1. Technical Field
The present disclosure generally relates to a waveform generator, and more particularly, to an onion waveform generator and a spread spectrum clock generator (SSCG) using the same.
2. Description of Related Art
A spread spectrum clock generator (SSCG) gradually modulates a system clock to allow the working frequency to change within a specific range, so that the radiation energy produced by the system clock can be evenly distributed in a small segment of a spectrum and the formation of an energy peak at a single frequency can be avoided. Thereby, through a spread spectrum technique, electromagnetic radiation energy can be distributed so that the radiation of electromagnetic interference (EMI) can be reduced.

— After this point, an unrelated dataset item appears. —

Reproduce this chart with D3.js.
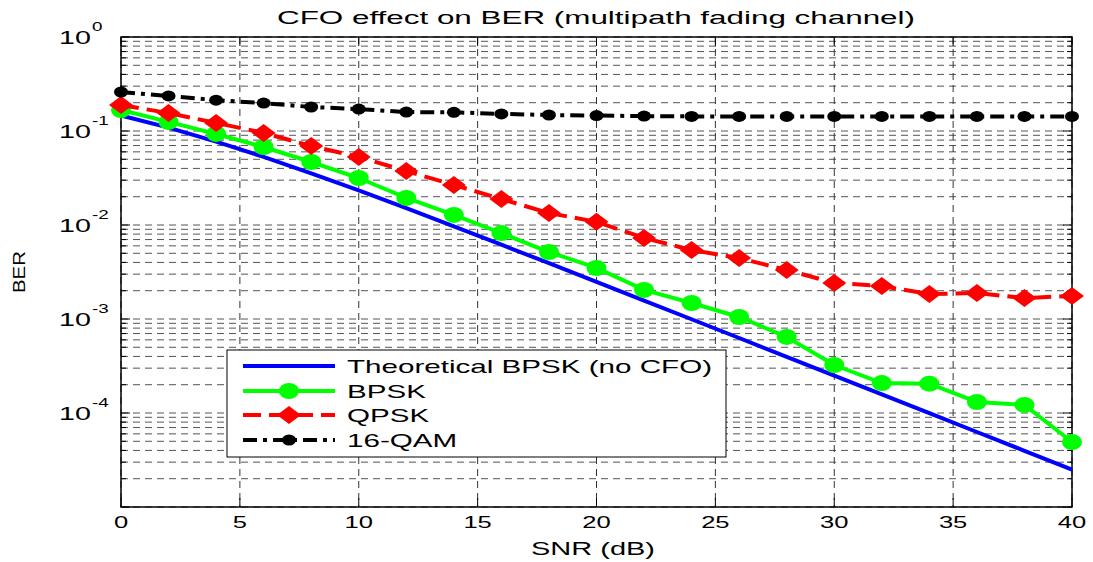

FIGS. 1A-1B illustrate output spectra obtained by using different modulation waveforms. Presently, delta-sigma (ΔΣ) modulation is mostly adopted in SSCGs. A characteristic of ΔΣ modulation is that the spread spectrum effect of ΔΣ modulation is not affected by process temperature or voltage. Referring to FIG. 1A, in the output spectrum obtained by using the sine waveform for spread spectrum modulation, a depressed power attenuation and accordingly two raised ends are produced, as shown in FIG. 1A. Namely, because the spectral energy is not evenly distributed on the extended frequencies, the maximum energy attenuation is not achieved and accordingly the spread spectrum effect is not so satisfactory.

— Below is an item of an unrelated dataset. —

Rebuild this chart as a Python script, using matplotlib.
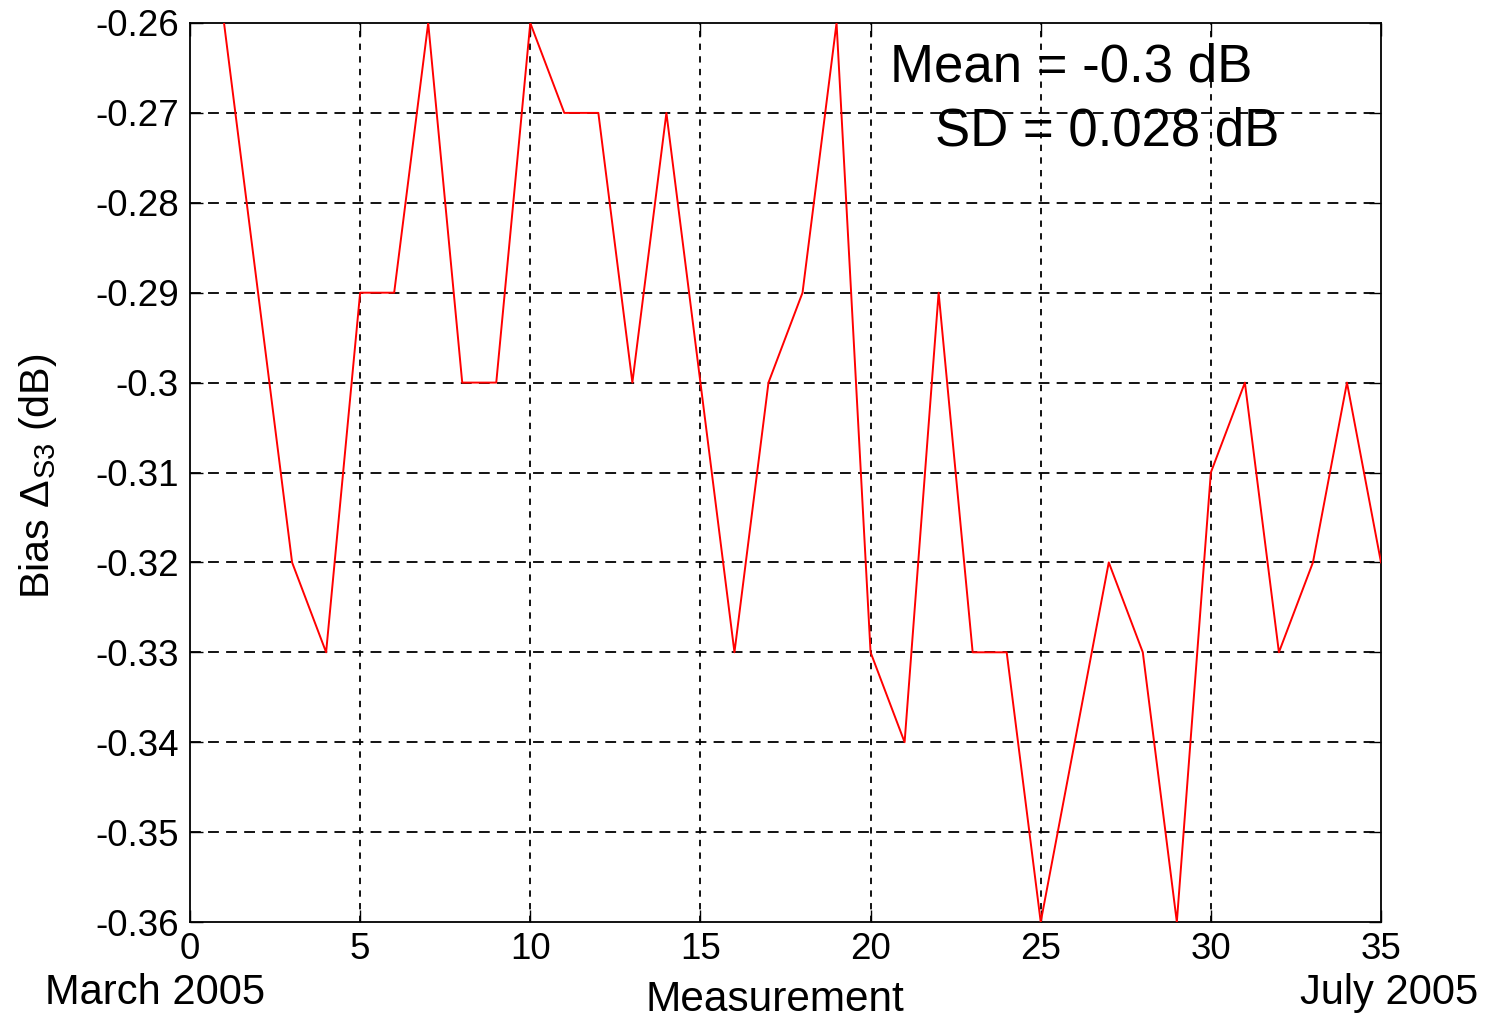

Referring to FIG. 1B, in another conventional technique, a triangular waveform is used for ΔΣ modulation. The triangular waveform modulation technique is the most commonly used technique in existing SSCGs. However, as shown in FIG. 1B, in a SSCG adopting the triangular waveform modulation, the power at the middle of the extended frequency range is still slightly depressed. Thus, the raised ends still exists in the output spectrum, and the spread spectrum effect is still not so satisfactory.